We are now at the threshold of the last period of abstraction, that of complete symbolism, and it is not without interest to note that what passes in the theoretical order has its equivalent in another form of human activity—the practical order—where the mechanism of exchange is again developed by the aid of an ever-increasing substitution. Thus, at the lowest stage, all commercial transactions are reduced to truck, to exchange by barter. The concrete for the concrete is the method of primitive peoples. An immense step is taken when this rudimentary process is succeeded by the employment of precious metals. A substitutory value is taken as the common measure of other values. At the outset, silver and gold, in the form of powder or of small bullion, were weighed out by the contractors for each particular transaction.
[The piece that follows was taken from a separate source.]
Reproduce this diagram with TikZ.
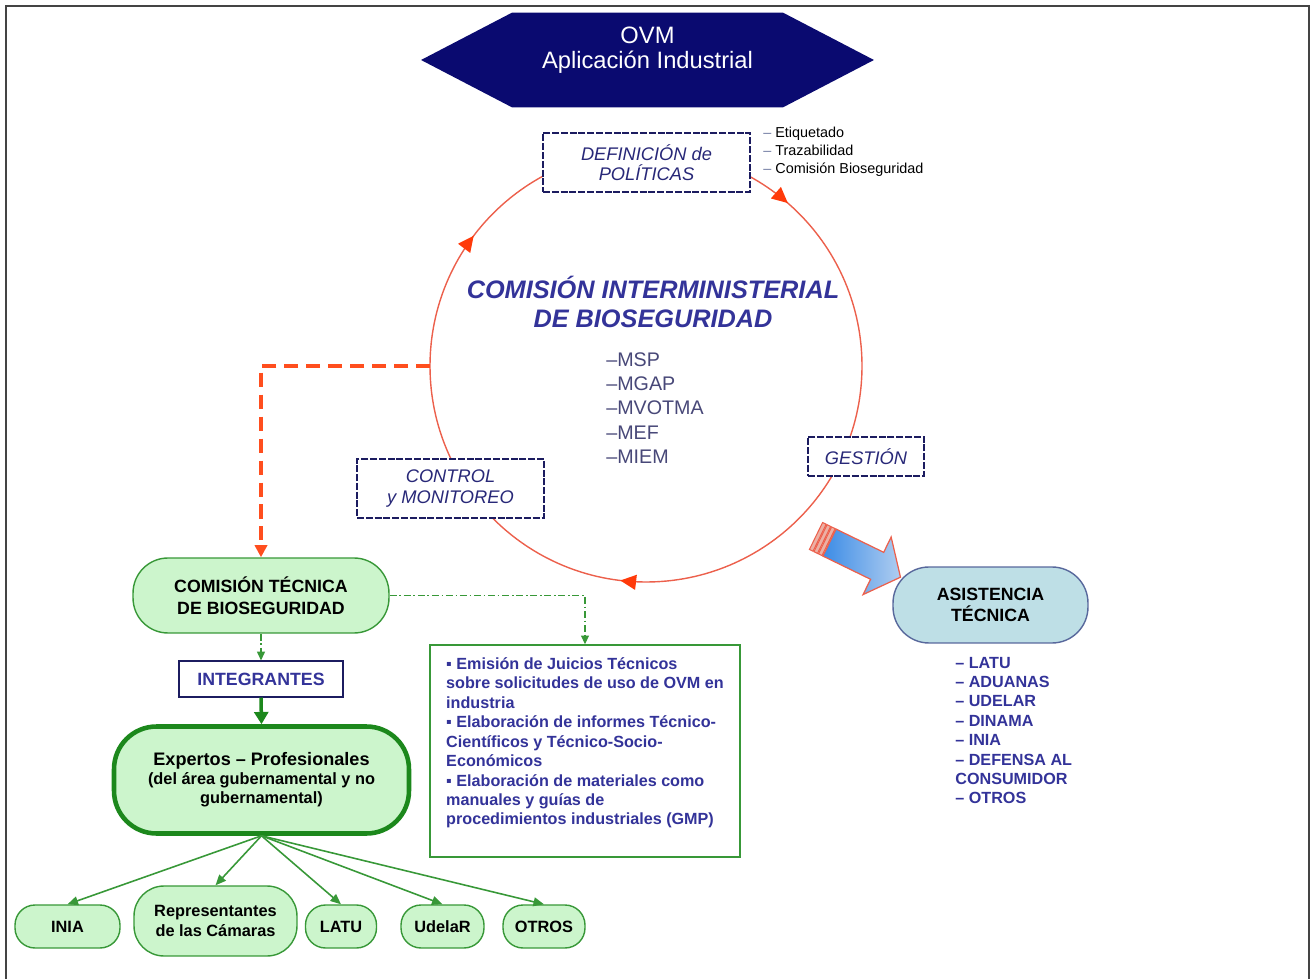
\documentclass[tikz,border=0pt]{standalone}
\usepackage{fontspec}
\setmainfont{Liberation Sans}
\usetikzlibrary{arrows.meta,shapes.symbols,decorations.markings}

\definecolor{navy}{RGB}{10,10,112}
\definecolor{boxblue}{RGB}{28,28,96}
\definecolor{labelblue}{RGB}{40,40,120}
\definecolor{titleblue}{RGB}{51,51,153}
\definecolor{listblue}{RGB}{72,72,120}
\definecolor{dashgray}{RGB}{110,120,160}
\definecolor{ringred}{RGB}{236,96,76}
\definecolor{tipred}{RGB}{255,58,10}
\definecolor{dashred}{RGB}{255,78,30}
\definecolor{mint}{RGB}{204,245,204}
\definecolor{leafgreen}{RGB}{56,152,56}
\definecolor{darkgreen}{RGB}{28,136,28}
\definecolor{paleblue}{RGB}{190,223,230}
\definecolor{slateblue}{RGB}{88,104,156}
\definecolor{shaftblue}{RGB}{60,140,230}
\definecolor{headblue}{RGB}{175,205,240}
\definecolor{stripe}{RGB}{236,176,164}
\definecolor{framegray}{RGB}{68,68,68}

\begin{document}
\begin{tikzpicture}[x=0.02cm, y=-0.02cm,
    policybox/.style={draw=boxblue, line width=1.4pt, dash pattern=on 4pt off 1pt,
        fill=white, text=labelblue, align=center, inner sep=0pt,
        font=\fontsize{10.4}{11.6}\selectfont\itshape},
    greenpill/.style={draw=leafgreen, line width=0.8pt, fill=mint, align=center,
        inner sep=0pt, font=\fontsize{9.3}{11}\selectfont\bfseries},
    bluelist/.style={text=titleblue, align=left, inner sep=0pt,
        font=\fontsize{9.2}{11.05}\selectfont\bfseries},
    branch/.style={draw=leafgreen, line width=0.9pt, -{Triangle[length=6pt,width=5pt]}},
    linkdash/.style={draw=leafgreen, line width=0.7pt,
        dash pattern=on 4pt off 1.5pt on 1pt off 1.5pt, -{Triangle[length=5pt,width=4.5pt]}}
]
\useasboundingbox (0,0) rectangle (1312,979);
\draw[framegray, line width=1.1pt] (6,990) -- (6,6) -- (1309,6) -- (1309,990);

% cabecera
\node[signal, signal to=west and east, signal pointer angle=55, fill=navy,
    minimum width=9.06cm, minimum height=1.9cm, inner sep=0pt, text=white, align=center,
    font=\fontsize{13.5}{14.2}\selectfont] (ovm) at (647.5,60)
    {OVM\\Aplicación Industrial\\\mbox{}};

% ciclo de la comision
\draw[ringred, line width=0.8pt, postaction={decorate}, decoration={markings,
    mark=at position 0.269 with {\arrow[tipred]{Triangle[length=9pt,width=8.5pt]}},
    mark=at position 0.603 with {\arrow[tipred]{Triangle[length=9pt,width=8.5pt]}},
    mark=at position 0.864 with {\arrow[tipred]{Triangle[length=9pt,width=8.5pt]}}}]
    (646,366) circle[radius=216];
\coordinate (ringW) at (430,366);

\node[policybox, minimum width=4.14cm, minimum height=1.18cm] (defpol) at (646.5,162.5)
    {DEFINICIÓN de\\POLÍTICAS};
\node[policybox, minimum width=2.32cm, minimum height=0.78cm] (gestion) at (866,456.5)
    {GESTIÓN};
\node[policybox, minimum width=3.74cm, minimum height=1.18cm] (control) at (450.5,488.5)
    {CONTROL\\y MONITOREO};

\node[anchor=west, align=left, inner sep=0pt, font=\fontsize{8.2}{10.2}\selectfont] (temas) at (763,152)
    {\textcolor{dashgray}{–} Etiquetado\\\textcolor{dashgray}{–} Trazabilidad\\\textcolor{dashgray}{–} Comisión Bioseguridad};

\node[text=titleblue, align=center, inner sep=0pt,
    font=\fontsize{14.4}{17}\selectfont\bfseries\itshape] (cib) at (653,302)
    {COMISIÓN INTERMINISTERIAL\\DE BIOSEGURIDAD};
\node[anchor=west, text=listblue, align=left, inner sep=0pt,
    font=\fontsize{11.2}{13.9}\selectfont] (minist) at (606,408)
    {–MSP\\–MGAP\\–MVOTMA\\–MEF\\–MIEM};

% comision tecnica
\node[greenpill, minimum width=5.12cm, minimum height=1.5cm, rounded corners=0.7cm,
    font=\fontsize{10.1}{12.5}\selectfont\bfseries] (ctb) at (261,595.5)
    {COMISIÓN TÉCNICA\\DE BIOSEGURIDAD};
\node[draw=boxblue, line width=0.6pt, fill=white, text=titleblue, inner sep=0pt,
    minimum width=3.28cm, minimum height=0.72cm, font=\fontsize{10.1}{12}\selectfont\bfseries]
    (integ) at (261,679) {INTEGRANTES};
\node[greenpill, draw=darkgreen, line width=2.6pt, minimum width=5.9cm, minimum height=2.14cm,
    rounded corners=0.85cm, font=\fontsize{9.3}{10.8}\selectfont\bfseries] (expertos) at (261.5,780)
    {{\fontsize{10.3}{12}\selectfont Expertos – Profesionales}\\(del área gubernamental y no\\gubernamental)};

\node[draw=leafgreen, line width=0.8pt, fill=white, minimum width=6.2cm, minimum height=4.24cm,
    bluelist, inner sep=0pt] (funciones) at (585,751)
    {▪ Emisión de Juicios Técnicos\\sobre solicitudes de uso de OVM en\\industria\\
     ▪ Elaboración de informes Técnico-\\Científicos y Técnico-Socio-\\Económicos\\
     ▪ Elaboración de materiales como\\manuales y guías de\\procedimientos industriales (GMP)\\\mbox{}};

% integrantes
\node[greenpill, minimum width=2.1cm, minimum height=0.86cm, rounded corners=0.4cm] (inia) at (67.5,926.5) {INIA};
\node[greenpill, minimum width=3.26cm, minimum height=1.4cm, rounded corners=0.6cm] (repr) at (215.5,921)
    {Representantes\\de las Cámaras};
\node[greenpill, minimum width=1.42cm, minimum height=0.86cm, rounded corners=0.4cm] (latu) at (341,926.5) {LATU};
\node[greenpill, minimum width=1.66cm, minimum height=0.86cm, rounded corners=0.4cm] (udelar) at (442.5,926.5) {UdelaR};
\node[greenpill, minimum width=1.64cm, minimum height=0.86cm, rounded corners=0.4cm] (otros) at (544,926.5) {OTROS};

% asistencia
\node[draw=slateblue, line width=0.8pt, fill=paleblue, minimum width=3.9cm, minimum height=1.52cm,
    rounded corners=0.72cm, align=center, inner sep=0pt,
    font=\fontsize{10.1}{12.2}\selectfont\bfseries] (asist) at (990.5,605)
    {ASISTENCIA\\TÉCNICA};
\node[bluelist, anchor=west] (apoyo) at (955,730.5)
    {– LATU\\– ADUANAS\\– UDELAR\\– DINAMA\\– INIA\\– DEFENSA AL\\CONSUMIDOR\\– OTROS};

% flecha azul
\begin{scope}[shift={(816,536)}, rotate=-26]
  \foreach \s in {0,5,10}
    \draw[ringred, line width=0.6pt, fill=stripe] (\s,-15) rectangle ++(4,30);
  \draw[ringred, line width=0.7pt, left color=shaftblue, right color=headblue]
    (15,-15) -- (68,-15) -- (68,-32) -- (94,0) -- (68,32) -- (68,15) -- (15,15) -- cycle;
\end{scope}

% conectores
\draw[dashred, line width=2.2pt, dash pattern=on 8pt off 4.5pt,
    -{Triangle[length=7pt,width=7pt]}] (ringW) -| (ctb.north);
\draw[linkdash] (ctb.south) -- (integ.north);
\draw[linkdash] (ctb.east) -| (funciones.north);
\draw[draw=darkgreen, line width=2pt, -{Triangle[length=7pt,width=8pt]}] (integ.south) -- (expertos.north);
\draw[branch] (expertos.south) -- (inia.north);
\draw[branch] (expertos.south) -- (repr.north);
\draw[branch] (expertos.south) -- (latu.north);
\draw[branch] (expertos.south) -- (udelar.north);
\draw[branch] (expertos.south) -- (otros.north);
\end{tikzpicture}
\end{document}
Next, this inconvenient procedure was replaced by coined money, issued under the control of an officer, or of the social aggregate, thus conferring a general value on the instrument of exchange. Lastly, at a much later period, bills of exchange, bank-notes, and numerous forms of letters of credit, were substituted for gold and silver; so that a sheet of paper worth less than a centime may become the symbol of millions and tens of millions.